__Work to complete__:
Repeat verbatim the lines from the one containing "Generate a Python" to the one containing "red_start = 0.02065", ends included, minus any pictures.

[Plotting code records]

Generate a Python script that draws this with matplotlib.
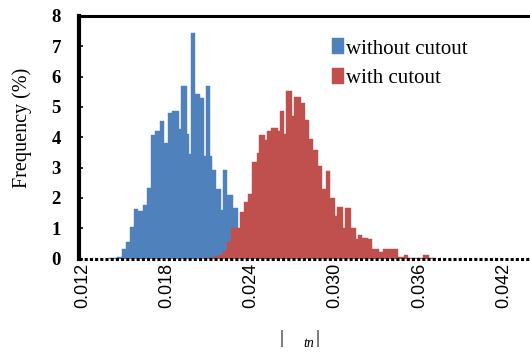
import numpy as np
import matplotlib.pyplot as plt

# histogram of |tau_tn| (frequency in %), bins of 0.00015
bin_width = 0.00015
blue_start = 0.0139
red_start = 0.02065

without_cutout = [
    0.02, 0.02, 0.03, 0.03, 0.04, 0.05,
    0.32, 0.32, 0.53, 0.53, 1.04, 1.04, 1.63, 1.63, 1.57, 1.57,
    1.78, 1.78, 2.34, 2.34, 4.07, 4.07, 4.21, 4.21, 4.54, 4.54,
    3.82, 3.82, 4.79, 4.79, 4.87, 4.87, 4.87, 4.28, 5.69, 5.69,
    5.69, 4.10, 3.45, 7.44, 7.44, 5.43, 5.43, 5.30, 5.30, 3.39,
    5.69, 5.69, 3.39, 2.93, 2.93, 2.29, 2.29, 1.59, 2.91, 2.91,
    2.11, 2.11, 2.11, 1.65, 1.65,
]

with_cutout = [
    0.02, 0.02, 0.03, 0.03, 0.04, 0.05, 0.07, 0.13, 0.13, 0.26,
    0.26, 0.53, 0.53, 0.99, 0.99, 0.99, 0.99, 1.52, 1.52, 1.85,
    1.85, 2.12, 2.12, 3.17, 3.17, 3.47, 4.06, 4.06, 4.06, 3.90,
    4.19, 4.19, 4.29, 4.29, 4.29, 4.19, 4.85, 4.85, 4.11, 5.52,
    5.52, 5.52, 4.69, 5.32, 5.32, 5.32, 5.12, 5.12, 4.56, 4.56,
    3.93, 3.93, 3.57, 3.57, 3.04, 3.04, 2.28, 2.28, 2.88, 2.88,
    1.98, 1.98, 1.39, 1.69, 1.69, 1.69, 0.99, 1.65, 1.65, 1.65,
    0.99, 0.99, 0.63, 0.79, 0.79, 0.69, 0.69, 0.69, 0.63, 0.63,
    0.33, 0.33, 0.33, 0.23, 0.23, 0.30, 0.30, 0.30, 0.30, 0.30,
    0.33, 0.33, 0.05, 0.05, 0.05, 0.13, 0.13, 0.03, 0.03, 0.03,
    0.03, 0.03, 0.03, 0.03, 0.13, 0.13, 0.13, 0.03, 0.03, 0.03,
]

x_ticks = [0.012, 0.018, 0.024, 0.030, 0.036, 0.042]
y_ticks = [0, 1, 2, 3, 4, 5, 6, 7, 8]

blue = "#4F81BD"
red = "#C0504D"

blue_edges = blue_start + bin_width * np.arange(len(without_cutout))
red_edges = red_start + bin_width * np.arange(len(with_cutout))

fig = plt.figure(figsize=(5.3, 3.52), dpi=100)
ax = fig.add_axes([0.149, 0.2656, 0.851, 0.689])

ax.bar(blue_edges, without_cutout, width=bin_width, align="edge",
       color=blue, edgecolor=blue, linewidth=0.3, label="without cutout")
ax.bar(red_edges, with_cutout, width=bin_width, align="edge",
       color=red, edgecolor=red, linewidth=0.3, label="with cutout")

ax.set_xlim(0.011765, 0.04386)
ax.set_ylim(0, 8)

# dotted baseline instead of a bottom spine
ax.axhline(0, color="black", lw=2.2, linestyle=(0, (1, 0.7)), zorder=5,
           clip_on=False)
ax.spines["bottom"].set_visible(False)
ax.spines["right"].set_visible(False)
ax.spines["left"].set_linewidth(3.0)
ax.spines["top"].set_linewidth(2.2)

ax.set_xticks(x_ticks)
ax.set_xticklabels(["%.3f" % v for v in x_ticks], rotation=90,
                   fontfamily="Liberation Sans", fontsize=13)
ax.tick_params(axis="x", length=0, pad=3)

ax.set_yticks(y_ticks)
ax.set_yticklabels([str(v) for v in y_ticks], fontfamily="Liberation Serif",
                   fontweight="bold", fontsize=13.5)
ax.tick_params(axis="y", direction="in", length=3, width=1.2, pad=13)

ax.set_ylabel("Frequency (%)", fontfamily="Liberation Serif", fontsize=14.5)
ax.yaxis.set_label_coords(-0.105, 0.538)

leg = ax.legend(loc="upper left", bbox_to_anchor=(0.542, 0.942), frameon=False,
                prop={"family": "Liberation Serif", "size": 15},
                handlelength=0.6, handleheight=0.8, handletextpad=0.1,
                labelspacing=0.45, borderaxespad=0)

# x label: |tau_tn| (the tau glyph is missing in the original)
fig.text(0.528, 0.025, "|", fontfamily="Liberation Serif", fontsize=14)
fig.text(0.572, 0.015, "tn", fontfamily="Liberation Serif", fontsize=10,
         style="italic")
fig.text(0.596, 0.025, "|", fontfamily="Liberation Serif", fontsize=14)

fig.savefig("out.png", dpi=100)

--

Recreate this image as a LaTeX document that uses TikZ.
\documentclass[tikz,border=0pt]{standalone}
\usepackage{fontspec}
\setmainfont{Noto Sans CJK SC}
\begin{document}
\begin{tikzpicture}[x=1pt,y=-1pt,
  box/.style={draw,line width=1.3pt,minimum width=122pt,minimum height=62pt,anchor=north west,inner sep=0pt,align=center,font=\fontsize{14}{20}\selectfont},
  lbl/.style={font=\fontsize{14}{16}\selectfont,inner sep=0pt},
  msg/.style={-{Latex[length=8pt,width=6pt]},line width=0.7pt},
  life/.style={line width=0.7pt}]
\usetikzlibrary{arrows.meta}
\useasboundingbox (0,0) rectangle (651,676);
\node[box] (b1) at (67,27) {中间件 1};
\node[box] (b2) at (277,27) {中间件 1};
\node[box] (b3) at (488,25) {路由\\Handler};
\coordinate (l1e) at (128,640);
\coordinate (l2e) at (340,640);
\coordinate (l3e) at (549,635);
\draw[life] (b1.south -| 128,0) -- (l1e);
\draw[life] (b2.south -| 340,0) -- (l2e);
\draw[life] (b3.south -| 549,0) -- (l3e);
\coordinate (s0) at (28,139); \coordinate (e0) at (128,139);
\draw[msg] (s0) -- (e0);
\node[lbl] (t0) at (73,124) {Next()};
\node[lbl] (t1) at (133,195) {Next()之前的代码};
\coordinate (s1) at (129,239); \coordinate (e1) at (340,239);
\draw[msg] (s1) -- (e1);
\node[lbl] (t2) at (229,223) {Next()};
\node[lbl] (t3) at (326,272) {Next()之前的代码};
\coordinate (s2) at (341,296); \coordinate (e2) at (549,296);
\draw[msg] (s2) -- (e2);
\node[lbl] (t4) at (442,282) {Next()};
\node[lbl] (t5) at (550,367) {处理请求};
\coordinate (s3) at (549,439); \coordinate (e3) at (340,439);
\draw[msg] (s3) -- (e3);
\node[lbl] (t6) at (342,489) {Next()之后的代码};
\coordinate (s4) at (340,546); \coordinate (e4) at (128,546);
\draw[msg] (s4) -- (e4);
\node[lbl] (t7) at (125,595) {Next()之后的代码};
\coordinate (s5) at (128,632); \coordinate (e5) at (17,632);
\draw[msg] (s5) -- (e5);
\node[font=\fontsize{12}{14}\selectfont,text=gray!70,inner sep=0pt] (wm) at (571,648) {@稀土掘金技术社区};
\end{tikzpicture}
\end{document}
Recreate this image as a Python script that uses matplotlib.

...

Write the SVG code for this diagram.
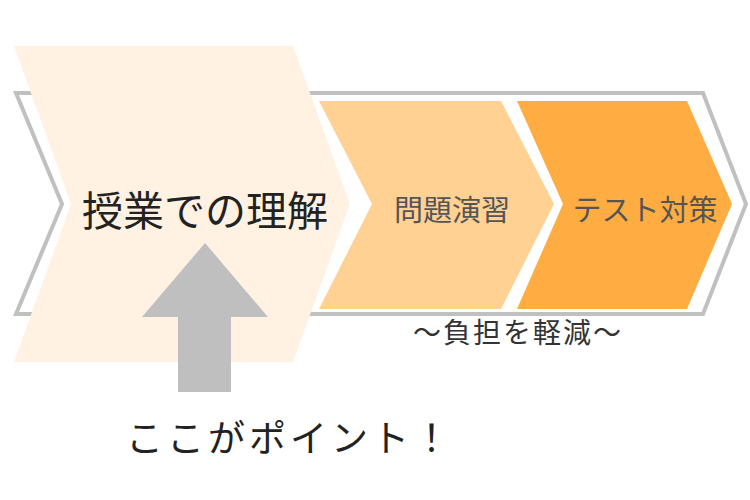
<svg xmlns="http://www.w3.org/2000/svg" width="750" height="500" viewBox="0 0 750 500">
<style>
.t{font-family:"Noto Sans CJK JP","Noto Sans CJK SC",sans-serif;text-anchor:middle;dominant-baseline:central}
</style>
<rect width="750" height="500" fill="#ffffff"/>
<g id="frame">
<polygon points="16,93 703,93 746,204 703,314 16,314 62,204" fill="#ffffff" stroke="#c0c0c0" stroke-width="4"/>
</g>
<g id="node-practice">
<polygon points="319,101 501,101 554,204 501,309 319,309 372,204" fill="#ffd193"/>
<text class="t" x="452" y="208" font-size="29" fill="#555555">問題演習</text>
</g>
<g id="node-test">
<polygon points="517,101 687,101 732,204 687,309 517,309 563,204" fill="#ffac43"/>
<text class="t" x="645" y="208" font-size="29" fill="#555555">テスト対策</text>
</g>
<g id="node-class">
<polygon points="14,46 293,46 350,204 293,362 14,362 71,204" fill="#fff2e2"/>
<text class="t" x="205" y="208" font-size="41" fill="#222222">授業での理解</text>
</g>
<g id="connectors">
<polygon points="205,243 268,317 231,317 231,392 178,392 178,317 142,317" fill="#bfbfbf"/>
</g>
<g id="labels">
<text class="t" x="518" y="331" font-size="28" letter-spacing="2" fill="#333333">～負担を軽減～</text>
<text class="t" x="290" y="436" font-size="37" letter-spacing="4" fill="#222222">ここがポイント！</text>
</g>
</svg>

__Task result__:
Generate a Python script that draws this with matplotlib.
import numpy as np
import matplotlib.pyplot as plt

# histogram of |tau_tn| (frequency in %), bins of 0.00015
bin_width = 0.00015
blue_start = 0.0139
red_start = 0.02065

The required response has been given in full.